#### Supplied data

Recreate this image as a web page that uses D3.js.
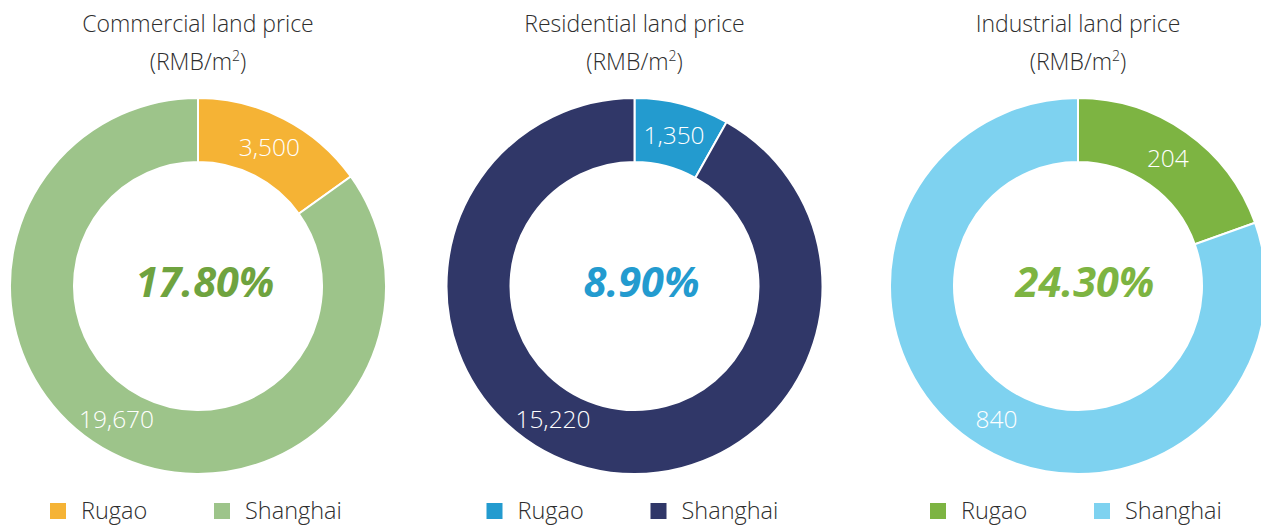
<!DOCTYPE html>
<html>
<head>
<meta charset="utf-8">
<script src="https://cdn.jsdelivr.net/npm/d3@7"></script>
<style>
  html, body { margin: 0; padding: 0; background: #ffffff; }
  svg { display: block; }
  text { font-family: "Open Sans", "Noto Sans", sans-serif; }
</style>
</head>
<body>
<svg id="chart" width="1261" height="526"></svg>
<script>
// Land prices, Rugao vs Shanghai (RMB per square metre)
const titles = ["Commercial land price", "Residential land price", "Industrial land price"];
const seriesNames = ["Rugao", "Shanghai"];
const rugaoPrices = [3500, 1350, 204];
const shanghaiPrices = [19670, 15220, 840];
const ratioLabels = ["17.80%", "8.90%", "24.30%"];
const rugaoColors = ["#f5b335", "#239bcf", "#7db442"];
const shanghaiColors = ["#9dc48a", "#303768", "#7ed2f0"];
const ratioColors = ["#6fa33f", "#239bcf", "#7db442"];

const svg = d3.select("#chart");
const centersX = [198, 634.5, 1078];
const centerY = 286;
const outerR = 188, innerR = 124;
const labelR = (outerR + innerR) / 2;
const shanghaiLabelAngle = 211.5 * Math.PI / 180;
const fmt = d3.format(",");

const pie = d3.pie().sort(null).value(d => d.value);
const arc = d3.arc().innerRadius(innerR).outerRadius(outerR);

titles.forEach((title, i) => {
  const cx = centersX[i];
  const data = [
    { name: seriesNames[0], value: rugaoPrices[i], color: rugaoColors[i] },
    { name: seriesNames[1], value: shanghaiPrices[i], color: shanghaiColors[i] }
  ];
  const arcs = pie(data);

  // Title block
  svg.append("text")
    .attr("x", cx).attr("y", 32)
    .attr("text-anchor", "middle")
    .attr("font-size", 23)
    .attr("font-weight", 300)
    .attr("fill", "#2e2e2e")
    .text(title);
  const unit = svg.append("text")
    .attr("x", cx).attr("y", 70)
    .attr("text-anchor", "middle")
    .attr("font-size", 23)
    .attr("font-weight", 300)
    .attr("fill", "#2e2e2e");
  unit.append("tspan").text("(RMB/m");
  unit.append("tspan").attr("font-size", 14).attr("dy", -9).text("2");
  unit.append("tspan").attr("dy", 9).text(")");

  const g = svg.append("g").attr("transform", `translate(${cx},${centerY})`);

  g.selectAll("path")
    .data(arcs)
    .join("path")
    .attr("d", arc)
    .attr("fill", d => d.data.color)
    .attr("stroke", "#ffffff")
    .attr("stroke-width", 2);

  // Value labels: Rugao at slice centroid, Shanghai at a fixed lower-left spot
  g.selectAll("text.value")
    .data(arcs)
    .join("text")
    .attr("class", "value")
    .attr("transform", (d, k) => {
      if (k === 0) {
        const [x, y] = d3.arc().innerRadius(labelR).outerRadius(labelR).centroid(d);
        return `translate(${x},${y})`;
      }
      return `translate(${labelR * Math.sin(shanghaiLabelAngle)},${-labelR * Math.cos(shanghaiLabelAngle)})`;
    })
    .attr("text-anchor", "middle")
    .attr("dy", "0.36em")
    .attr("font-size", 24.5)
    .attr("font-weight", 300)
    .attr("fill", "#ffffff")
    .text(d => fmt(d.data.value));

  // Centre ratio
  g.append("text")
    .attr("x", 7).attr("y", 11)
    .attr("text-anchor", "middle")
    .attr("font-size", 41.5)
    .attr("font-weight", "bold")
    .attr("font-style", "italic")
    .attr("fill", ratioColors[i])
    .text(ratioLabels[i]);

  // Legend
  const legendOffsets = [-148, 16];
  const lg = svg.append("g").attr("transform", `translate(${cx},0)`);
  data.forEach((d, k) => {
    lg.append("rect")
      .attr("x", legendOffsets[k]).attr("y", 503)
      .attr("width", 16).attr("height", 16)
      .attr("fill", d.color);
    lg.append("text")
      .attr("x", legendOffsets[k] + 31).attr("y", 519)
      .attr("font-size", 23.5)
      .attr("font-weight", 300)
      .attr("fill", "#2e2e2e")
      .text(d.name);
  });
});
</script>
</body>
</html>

########

Task objective: Replicate the material above verbatim; images stay out of the copy.

Answer to the task:
Recreate this image as a web page that uses D3.js.
<!DOCTYPE html>
<html>
<head>
<meta charset="utf-8">
<script src="https://cdn.jsdelivr.net/npm/d3@7"></script>
<style>
  html, body { margin: 0; padding: 0; background: #ffffff; }
  svg { display: block; }
  text { font-family: "Open Sans", "Noto Sans", sans-serif; }
</style>
</head>
<body>
<svg id="chart" width="1261" height="526"></svg>
<script>
// Land prices, Rugao vs Shanghai (RMB per square metre)
const titles = ["Commercial land price", "Residential land price", "Industrial land price"];
const seriesNames = ["Rugao", "Shanghai"];
const rugaoPrices = [3500, 1350, 204];
const shanghaiPrices = [19670, 15220, 840];
const ratioLabels = ["17.80%", "8.90%", "24.30%"];
const rugaoColors = ["#f5b335", "#239bcf", "#7db442"];
const shanghaiColors = ["#9dc48a", "#303768", "#7ed2f0"];
const ratioColors = ["#6fa33f", "#239bcf", "#7db442"];

const svg = d3.select("#chart");
const centersX = [198, 634.5, 1078];
const centerY = 286;
const outerR = 188, innerR = 124;
const labelR = (outerR + innerR) / 2;
const shanghaiLabelAngle = 211.5 * Math.PI / 180;
const fmt = d3.format(",");

const pie = d3.pie().sort(null).value(d => d.value);
const arc = d3.arc().innerRadius(innerR).outerRadius(outerR);

titles.forEach((title, i) => {
  const cx = centersX[i];
  const data = [
    { name: seriesNames[0], value: rugaoPrices[i], color: rugaoColors[i] },
    { name: seriesNames[1], value: shanghaiPrices[i], color: shanghaiColors[i] }
  ];
  const arcs = pie(data);

  // Title block
  svg.append("text")
    .attr("x", cx).attr("y", 32)
    .attr("text-anchor", "middle")
    .attr("font-size", 23)
    .attr("font-weight", 300)
    .attr("fill", "#2e2e2e")
    .text(title);
  const unit = svg.append("text")
    .attr("x", cx).attr("y", 70)
    .attr("text-anchor", "middle")
    .attr("font-size", 23)
    .attr("font-weight", 300)
    .attr("fill", "#2e2e2e");
  unit.append("tspan").text("(RMB/m");
  unit.append("tspan").attr("font-size", 14).attr("dy", -9).text("2");
  unit.append("tspan").attr("dy", 9).text(")");

  const g = svg.append("g").attr("transform", `translate(${cx},${centerY})`);

  g.selectAll("path")
    .data(arcs)
    .join("path")
    .attr("d", arc)
    .attr("fill", d => d.data.color)
    .attr("stroke", "#ffffff")
    .attr("stroke-width", 2);

  // Value labels: Rugao at slice centroid, Shanghai at a fixed lower-left spot
  g.selectAll("text.value")
    .data(arcs)
    .join("text")
    .attr("class", "value")
    .attr("transform", (d, k) => {
      if (k === 0) {
        const [x, y] = d3.arc().innerRadius(labelR).outerRadius(labelR).centroid(d);
        return `translate(${x},${y})`;
      }
      return `translate(${labelR * Math.sin(shanghaiLabelAngle)},${-labelR * Math.cos(shanghaiLabelAngle)})`;
    })
    .attr("text-anchor", "middle")
    .attr("dy", "0.36em")
    .attr("font-size", 24.5)
    .attr("font-weight", 300)
    .attr("fill", "#ffffff")
    .text(d => fmt(d.data.value));

  // Centre ratio
  g.append("text")
    .attr("x", 7).attr("y", 11)
    .attr("text-anchor", "middle")
    .attr("font-size", 41.5)
    .attr("font-weight", "bold")
    .attr("font-style", "italic")
    .attr("fill", ratioColors[i])
    .text(ratioLabels[i]);

  // Legend
  const legendOffsets = [-148, 16];
  const lg = svg.append("g").attr("transform", `translate(${cx},0)`);
  data.forEach((d, k) => {
    lg.append("rect")
      .attr("x", legendOffsets[k]).attr("y", 503)
      .attr("width", 16).attr("height", 16)
      .attr("fill", d.color);
    lg.append("text")
      .attr("x", legendOffsets[k] + 31).attr("y", 519)
      .attr("font-size", 23.5)
      .attr("font-weight", 300)
      .attr("fill", "#2e2e2e")
      .text(d.name);
  });
});
</script>
</body>
</html>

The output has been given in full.